I can’t help but be impossibly annoyed by competitive parenting. I would much rather hear about your daughter barfing on her gerbil than how well she can roll her “r’s” when speaking Spanish. Here are some more grotesquely braggy statements I’ve overheard, followed by what I think (or at least hope) is the reality of situation.
“My son just loves to eat raw chard.”
He accidently ate it once because he thought it was some kind of lime-flavored Fruit Roll-up. Child cried himself to sleep while the parent updated Facebook status to “BAXTER LOVES CHARD”
“Our kids don’t even like TV. In fact, we don’t even have one in the house!”
Their kids watch videos on the computer and iPad incessantly. Probably more than they would if there was a TV in the house.

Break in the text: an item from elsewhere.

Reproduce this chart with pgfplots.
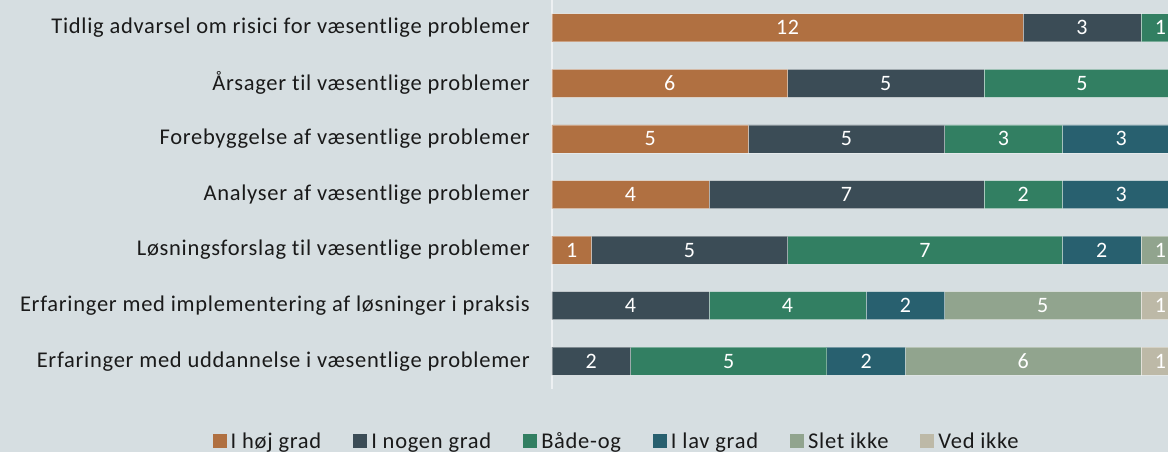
\documentclass[border=0pt]{standalone}
\usepackage{fontspec}
\setmainfont{Carlito}[LetterSpace=3.2, Ligatures={NoCommon}]
\usepackage{pgfplots}
\pgfplotsset{compat=1.18}
\definecolor{bgcol}{HTML}{D6DEE1}
\definecolor{cA}{HTML}{B07041}
\definecolor{cB}{HTML}{3B4C56}
\definecolor{cC}{HTML}{327F62}
\definecolor{cD}{HTML}{28606F}
\definecolor{cE}{HTML}{91A48E}
\definecolor{cF}{HTML}{BDB9A7}
\definecolor{txt}{HTML}{1A1A1A}
\begin{document}
\begin{tikzpicture}[x=1pt,y=1pt]
\useasboundingbox (0,0) rectangle (1168,452);
\fill[bgcol] (0,0) rectangle (1168,452);
\pgfplotsset{
  common/.style={
    at={(552pt,63pt)}, anchor=south west,
    scale only axis, width=616pt, height=389pt,
    xmin=0, xmax=15.69, ymin=-0.5, ymax=6.5, y dir=reverse,
  }
}
\begin{axis}[common,
  xbar stacked, bar width=28pt,
  axis x line=none,
  axis y line*=left,
  axis line style={draw=white!55!bgcol, line width=1.2pt},
  ytick={0,1,2,3,4,5,6},
  major tick length=0pt,
  yticklabels={Tidlig advarsel om risici for væsentlige problemer,
    Årsager til væsentlige problemer,
    Forebyggelse af væsentlige problemer,
    Analyser af væsentlige problemer,
    Løsningsforslag til væsentlige problemer,
    Erfaringer med implementering af løsninger i praksis,
    Erfaringer med uddannelse i væsentlige problemer},
  yticklabel style={font=\fontsize{22.5}{26}\selectfont, text=txt, anchor=east, inner sep=0pt, xshift=-22pt},
  every axis plot/.append style={draw=white, draw opacity=0.35, line width=0.7pt},
  legend columns=6,
  legend style={at={(0.105,-0.134)}, anchor=center, draw=none, fill=none,
    font=\fontsize{22.5}{26}\selectfont, text=txt,
    /tikz/every odd column/.append style={column sep=2pt},
    /tikz/every even column/.append style={column sep=30pt}},
  legend image code/.code={\fill[#1,draw=none] (0pt,-7pt) rectangle (14pt,7pt);},
]
\addplot[fill=cA] coordinates {(12,0) (6,1) (5,2) (4,3) (1,4) (0,5) (0,6)};
\addplot[fill=cB] coordinates {(3,0) (5,1) (5,2) (7,3) (5,4) (4,5) (2,6)};
\addplot[fill=cC] coordinates {(1,0) (5,1) (3,2) (2,3) (7,4) (4,5) (5,6)};
\addplot[fill=cD] coordinates {(0,0) (0,1) (3,2) (3,3) (2,4) (2,5) (2,6)};
\addplot[fill=cE] coordinates {(0,0) (0,1) (0,2) (0,3) (1,4) (5,5) (6,6)};
\addplot[fill=cF] coordinates {(0,0) (0,1) (0,2) (0,3) (0,4) (1,5) (1,6)};
\legend{I høj grad, I nogen grad, Både-og, I lav grad, Slet ikke, Ved ikke}
\end{axis}
\begin{axis}[common, hide axis, clip=false]
\addplot[draw=none, mark=none, nodes near coords, point meta=explicit symbolic,
  nodes near coords align={center},
  every node near coord/.append style={text=white, font=\fontsize{22}{26}\selectfont, anchor=center}]
  coordinates {
  (6,0) [12] (13.5,0) [3] (15.5,0) [1]
  (3,1) [6] (8.5,1) [5] (13.5,1) [5]
  (2.5,2) [5] (7.5,2) [5] (11.5,2) [3] (14.5,2) [3]
  (2,3) [4] (7.5,3) [7] (12,3) [2] (14.5,3) [3]
  (0.5,4) [1] (3.5,4) [5] (9.5,4) [7] (14,4) [2] (15.5,4) [1]
  (2,5) [4] (6,5) [4] (9,5) [2] (12.5,5) [5] (15.5,5) [1]
  (1,6) [2] (4.5,6) [5] (8,6) [2] (12,6) [6] (15.5,6) [1]
  };
\end{axis}
\end{tikzpicture}
\end{document}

“Our son’s favorite country is Liberia.”
He said Liberia once, but what he meant was Siberia because he’d just watched (on the iPad) the episode of Super Friends where Lex Luthor traps Superman in a Siberian ice block. The kid’s favorite country is actually, “I don’t know. Is a country the same thing a mountain? Because my favorite mountain is Canada.”

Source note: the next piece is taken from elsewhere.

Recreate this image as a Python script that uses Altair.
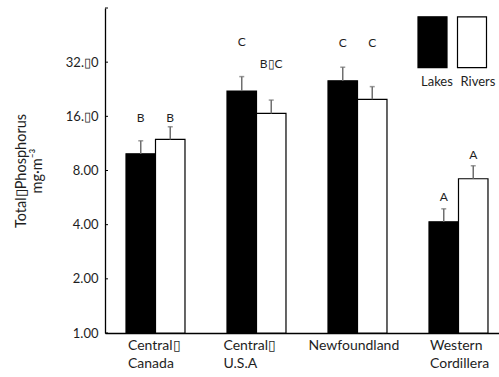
import json
import altair as alt
import pandas as pd

# Total phosphorus (mg m-3) by region, lakes vs rivers, with upper error bars
regions = ["Central Canada", "Central U.S.A", "Newfoundland", "Western Cordillera"]
region_lines = [["Central\u25af", "Canada"], ["Central\u25af", "U.S.A"], ["Newfoundland"], ["Western", "Cordillera"]]
series = ["Lakes", "Rivers"]

lakes_tp = [9.9, 22.1, 25.2, 4.15]
lakes_upper = [11.7, 26.6, 30.0, 4.9]
rivers_tp = [11.9, 16.6, 19.9, 7.2]
rivers_upper = [14.0, 19.7, 23.4, 8.5]

# significance groups and the level they are written at
lakes_groups = ["B", "C", "C", "A"]
rivers_groups = ["B", "B\u25afC", "C", "A"]
lakes_group_y = [15.6, 41.6, 40.7, 5.7]
rivers_group_y = [15.6, 31.1, 40.7, 9.75]

tick_values = [1, 2, 4, 8, 16, 32, 64]
tick_labels = ["1.00", "2.00", "4.00", "8.00", "16.\u25af0", "32.\u25af0", ""]

rows = []
for i, r in enumerate(regions):
    rows.append(dict(region=r, series="Lakes", tp=lakes_tp[i], upper=lakes_upper[i],
                     group=lakes_groups[i], group_y=lakes_group_y[i]))
    rows.append(dict(region=r, series="Rivers", tp=rivers_tp[i], upper=rivers_upper[i],
                     group=rivers_groups[i], group_y=rivers_group_y[i]))
df = pd.DataFrame(rows)
ticks_df = pd.DataFrame({"v": tick_values})

FONT = "Lato"
INK = "#1e1e1e"

label_map = json.dumps(dict(zip(regions, region_lines)), ensure_ascii=False)
label_shift = {"Central Canada": -27.5, "Central U.S.A": -33, "Newfoundland": -49, "Western Cordillera": -28.5}
x_axis = alt.Axis(
    title=None, ticks=False, domainColor="black", domainWidth=1.3,
    labelExpr=f"{label_map}[datum.value]", labelAngle=0, labelAlign="left",
    labelOffset={"condition": [{"test": f"datum.value === '{k}'", "value": v} for k, v in label_shift.items()],
                 "value": -30},
    labelPadding=5, labelFontSize=14, labelLineHeight=18, labelFont=FONT, labelColor=INK,
)
x_enc = alt.X("region:N", sort=regions, axis=x_axis,
              scale=alt.Scale(paddingInner=0.416, paddingOuter=0.1585, align=0.656))
xo_enc = alt.XOffset("series:N", sort=series, scale=alt.Scale(paddingInner=0, paddingOuter=0))

y_label_map = json.dumps({str(v): l for v, l in zip(tick_values, tick_labels)}, ensure_ascii=False)
y_scale = alt.Scale(type="log", base=2, domain=[1, 64], nice=False)
y_axis = alt.Axis(
    title=["Total\u25afPhosphorus", "mg\u00b7m\u207b\u00b3"], values=tick_values, ticks=False,
    grid=False, domainColor="black", domainWidth=1.3,
    labelExpr=f"{y_label_map}[datum.value]", labelPadding=7, labelFontSize=13,
    labelFont=FONT, labelColor=INK,
    titleFont=FONT, titleFontSize=14.5, titleFontWeight="normal", titleColor=INK,
    titlePadding=21, titleLineHeight=16,
)


def y_enc(field):
    return alt.Y(f"{field}:Q", scale=y_scale, axis=y_axis)


base = alt.Chart(df).encode(x=x_enc, xOffset=xo_enc)

# tall swatch drawn above the entry's midline so the label sits underneath it
legend = alt.Legend(
    title=None, orient="none", legendX=312, legendY=52.5, direction="horizontal",
    symbolType="M-1,-4.1L1,-4.1L1,-0.6L-1,-0.6Z", symbolSize=841,
    symbolStrokeColor="black", symbolStrokeWidth=1.2, symbolOpacity=1,
    labelAlign="left", labelBaseline="top", labelOffset=alt.ExprRef(expr="-27"),
    labelFontSize=13, labelFont=FONT, labelColor=INK, columnPadding=1.5, padding=0,
)

bars = base.mark_bar(stroke="black", strokeWidth=1.2).encode(
    y=y_enc("tp"), y2=alt.datum(1),
    fill=alt.Fill("series:N", sort=series,
                  scale=alt.Scale(domain=series, range=["black", "white"]), legend=legend),
)

err = base.mark_rule(color="#6f6f6f", strokeWidth=1.5).encode(y=y_enc("tp"), y2="upper:Q")
caps = base.mark_tick(color="#6f6f6f", size=5, thickness=1.5, orient="horizontal").encode(y=y_enc("upper"))
letters = base.mark_text(baseline="middle", fontSize=12, font=FONT, color=INK).encode(
    y=y_enc("group_y"), text="group:N")

inner_ticks = alt.Chart(ticks_df).mark_rule(color="black", strokeWidth=1).encode(
    y=y_enc("v"), x=alt.value(0), x2=alt.value(3))

chart = alt.layer(bars, err, caps, letters, inner_ticks).properties(
    width=394, height=325,
    autosize=alt.AutoSizeParams(type="none"),
    padding={"left": 105, "top": 8, "right": 0, "bottom": 44},
    background="white",
).configure_view(stroke=None)

chart.save("out.html", embed_options={"renderer": "svg", "actions": False})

“Well, we recently discovered that gluten…blah…gas……IQ score…” (Sorry, I tend to lose focus after hearing the word gluten)

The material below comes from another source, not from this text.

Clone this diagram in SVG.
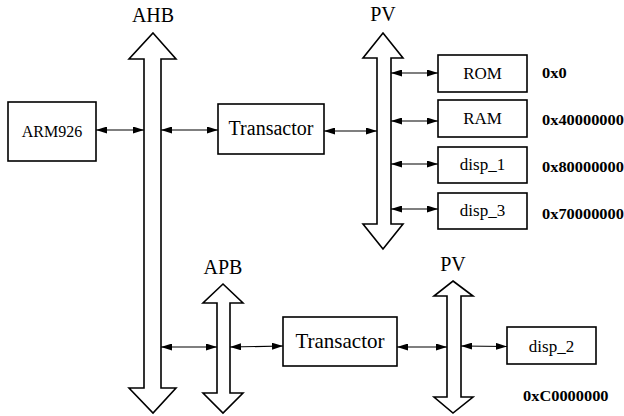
<svg xmlns="http://www.w3.org/2000/svg" width="624" height="416" viewBox="0 0 624 416">
  <style>
    .bus { fill: #fff; stroke: #000; stroke-width: 1.6; stroke-linejoin: miter; }
    .box { fill: #fff; stroke: #000; stroke-width: 1.6; }
    text { font-family: 'Liberation Serif', 'DejaVu Serif', 'Times New Roman', serif; fill: #000; }
    .lbl { text-anchor: middle; }
    .addr { font-weight: bold; font-size: 14.5px; }
    .link { stroke: #000; stroke-width: 1.2; fill: none; marker-start: url(#tip); marker-end: url(#tip); }
  </style>
  <defs>
    <marker id="tip" viewBox="0 0 11 7" refX="11" refY="3.5" markerWidth="11" markerHeight="7" markerUnits="userSpaceOnUse" orient="auto-start-reverse">
      <path d="M0,0 L11,3.5 L0,7 z" fill="#000"/>
    </marker>
  </defs>

  <!-- buses -->
  <g id="ahb">
    <path class="bus" d="M153,33 L176,59 L161,59 L161,388 L176,388 L153,413 L129,388 L144,388 L144,59 L129,59 Z"/>
    <text class="lbl" x="153" y="22" font-size="20">AHB</text>
  </g>
  <g id="pv-top">
    <path class="bus" d="M383,33 L403,58 L391,58 L391,224 L403,224 L383,249 L363,224 L377,224 L377,58 L363,58 Z"/>
    <text class="lbl" x="383" y="21" font-size="20">PV</text>
  </g>
  <g id="apb">
    <path class="bus" d="M223,284 L243,303 L230,303 L230,393 L243,393 L223,413 L203,393 L217,393 L217,303 L203,303 Z"/>
    <text class="lbl" x="223" y="274" font-size="20">APB</text>
  </g>
  <g id="pv-bottom">
    <path class="bus" d="M453,281 L473,296 L461,296 L461,397 L473,397 L453,413 L434,397 L447,397 L447,296 L434,296 Z"/>
    <text class="lbl" x="453" y="271" font-size="20">PV</text>
  </g>

  <!-- blocks -->
  <g id="arm926">
    <rect class="box" x="8" y="102" width="88" height="59"/>
    <text class="lbl" x="52" y="137" font-size="16">ARM926</text>
  </g>
  <g id="transactor-top">
    <rect class="box" x="218" y="104" width="106" height="50"/>
    <text class="lbl" x="271" y="135" font-size="20">Transactor</text>
  </g>
  <g id="rom">
    <rect class="box" x="438" y="55" width="89" height="37"/>
    <text class="lbl" x="482.5" y="79" font-size="17">ROM</text>
    <text class="addr" transform="translate(542,78) scale(1.13,1)">0x0</text>
  </g>
  <g id="ram">
    <rect class="box" x="438" y="100" width="89" height="37"/>
    <text class="lbl" x="482.5" y="124" font-size="17">RAM</text>
    <text class="addr" transform="translate(542,125) scale(1.13,1)">0x40000000</text>
  </g>
  <g id="disp_1">
    <rect class="box" x="438" y="147" width="89" height="36"/>
    <text class="lbl" x="482.5" y="170" font-size="17">disp_1</text>
    <text class="addr" transform="translate(542,172) scale(1.13,1)">0x80000000</text>
  </g>
  <g id="disp_3">
    <rect class="box" x="438" y="193" width="89" height="36"/>
    <text class="lbl" x="482.5" y="216" font-size="17">disp_3</text>
    <text class="addr" transform="translate(542,219) scale(1.13,1)">0x70000000</text>
  </g>
  <g id="transactor-bottom">
    <rect class="box" x="283" y="317" width="114" height="49"/>
    <text class="lbl" x="340" y="348" font-size="21">Transactor</text>
  </g>
  <g id="disp_2">
    <rect class="box" x="507" y="327" width="89" height="37"/>
    <text class="lbl" x="551.5" y="352" font-size="17">disp_2</text>
    <text class="addr" transform="translate(523,401) scale(1.13,1)">0xC0000000</text>
  </g>

  <!-- connectors -->
  <g id="connectors">
    <line class="link" x1="96" y1="130" x2="144" y2="130"/>
    <line class="link" x1="161" y1="130" x2="218" y2="130"/>
    <line class="link" x1="324" y1="131" x2="377" y2="131"/>
    <line class="link" x1="391" y1="73" x2="438" y2="73"/>
    <line class="link" x1="391" y1="121" x2="438" y2="121"/>
    <line class="link" x1="391" y1="164" x2="438" y2="164"/>
    <line class="link" x1="391" y1="209" x2="438" y2="209"/>
    <line class="link" x1="161" y1="347" x2="217" y2="347"/>
    <line class="link" x1="230" y1="347" x2="283" y2="346"/>
    <line class="link" x1="397" y1="347" x2="447" y2="347"/>
    <line class="link" x1="461" y1="346" x2="507" y2="346.5"/>
  </g>
</svg>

The parent is allergic to gluten and doesn’t want it in the house because he or she doesn’t trust him or herself not to eat it. Full disclosure: I might be allergic to gluten, but will never find out because my love of bread far exceeds the discomfort and hassle of farting and being tired all the time. Of course, my Karmic fate for this joke will be that my kids are gluten-intolerant and I become that which I mock.
“You should switch to cloth diapers.”
They bought two-hundred dollars worth of cloth diapers and regret it horribly, but they’re stuck because they told everyone they cared about the environment. Now they want everyone else to ruin their washing machine, just like they did.
“My children both slept through the night at four months old!”
Their child sleeps through the night because a) They have a night nurse who’s nice enough not to tell them when their child awakens at night or b) They put on noise cancelling earphones and “sleep trained” him. There’s nothing wrong with either of those, but stop telling half-truths and making the rest of us feel inadequate because a three year-old sleeps in between us.